Possibly Premier Doug Ford will listen and learn Thursday, for unlike his fellow Tories he stopped heckling her long ago, instead paying tribute to her in public while talking to her in private. Ontario’s 26th and 25th premiers made their peace early on in the pandemic, after she publicly downplayed one of his missteps (he’d told people to travel without fear, then recanted).

When Wynne defended him on talk radio, a grateful Ford rang her up and asked for advice.

“He called me after that, and he thanked me for what I said,” Wynne recalls. “He says, ‘Do you have any advice?’

“I said, ‘Are you really asking that?’ And he said, ‘Yes.’

“I said, ‘So you need to be out at the microphone. With Christine Elliot your (health) minister there, and you need to be there every day. Because people need to understand what’s going on.’”

Whether Ford heeded her or not, “That is what he ended up doing because that is what you have to do.”

There is more warmth from Ford than from the New Democratic Party’s Andrea Horwath, with whom Wynne shared a tense relationship during the Liberal minority government she helmed until 2014, before winning a majority at the NDP’s expense:

“Andrea and I have never had a close collegial relationship,” she says, choosing her words carefully. “But we’re perfectly civil.”

Wynne made history as Ontario’s first woman premier and (openly) gay leader in 2013. She was the big winner of an unexpected majority government in 2014, and a big loser in 2018 as the Liberal dynasty belatedly died.

Victorious in 2013 and 2014. Vilified in 2018. Valued again in 2022?

Everything old is new again. The pioneering ideas Wynne fought in vain for are back in vogue after the realities of the pandemic:

Child care. Check.

Pharmacare. Check.

Paid sick days. Check.

Minimum wage increases. Check.

Basic income support. Check.

Wynne’s defeat led to the demise of her reforms in all these areas, as Ford’s Tories systematically dismantled what she had built. Within days of taking power, the PCs pulled the plug on her OHIP+ drug program and then went down the list.

Now, in the cold light of COVID, they are coming back — federally, provincially, or both — even if only partly. And belatedly.

Was Wynne ahead of her time? Or was she the wrong leader for the wrong time?

The former premier has had four years to ponder her rise and fall from power. Today, her corner office is quiet, the buzz is long gone, the long lineups of people and players importuning her for private time and public money are no more.

But Wynne is still on the job. She strides out of her forlorn office to meet cancer survivors on the legislature’s front lawn, lobbying for better government supports. She stops and talks — and listens — to 30 activists, each telling their stories, one at a time.

Hearing them out, does she feel regrets? Does the unfinished business of government weigh her down?

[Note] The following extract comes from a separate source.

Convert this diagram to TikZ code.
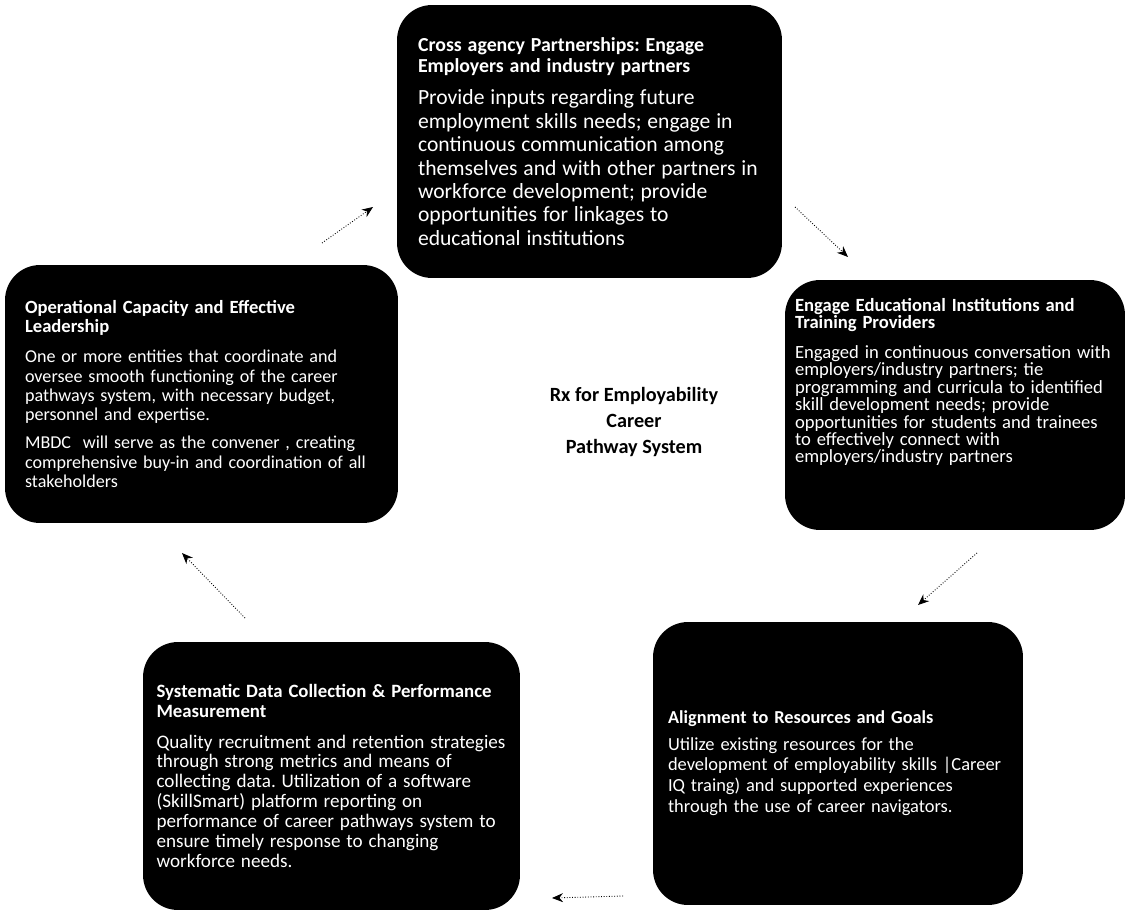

“Emotionally, I respond with ‘I wish we’d been able to do more, I wish I’d done it sooner, I wish we’d done it bigger.’ But rationally, when I look at what we tackled, we tried to do a lot — you (the media) told me that we did too much!’

“People don’t want that much change,” she says. “We were trying to take a leadership role, we were trying to push on where public opinion was and understand where public opinion was going.”

Wynne says she is still listening and learning, notably by teaching a third-year politics course at the University of Toronto. Leaving the legislature behind after a morning of debates and protests, she walks across campus, accosted by admirers:

“I’m a big fan!” a man calls out as she walks to class.

Seated around a long table, 20 students debate political ethics as Wynne presides — not unlike the cabinet meetings she convened when in power. These students were in high school when Wynne ran the province, and they were in elementary school when she served as education minister.

Now, she is trying to impart the realities of politics: “I want you to understand where I’ve been coming from,” she tells them, before offering a preview of her final speech.

“What I’m going to say to my colleagues in the legislature is that our job is to shine some light. The extent to which we divide, rather than shine that light, is the extent to which we fail….

“Tearing each other down, distorting reality for political gain, serves no one. There may be short term political benefit but no lasting good comes from generating more anger and hostility.”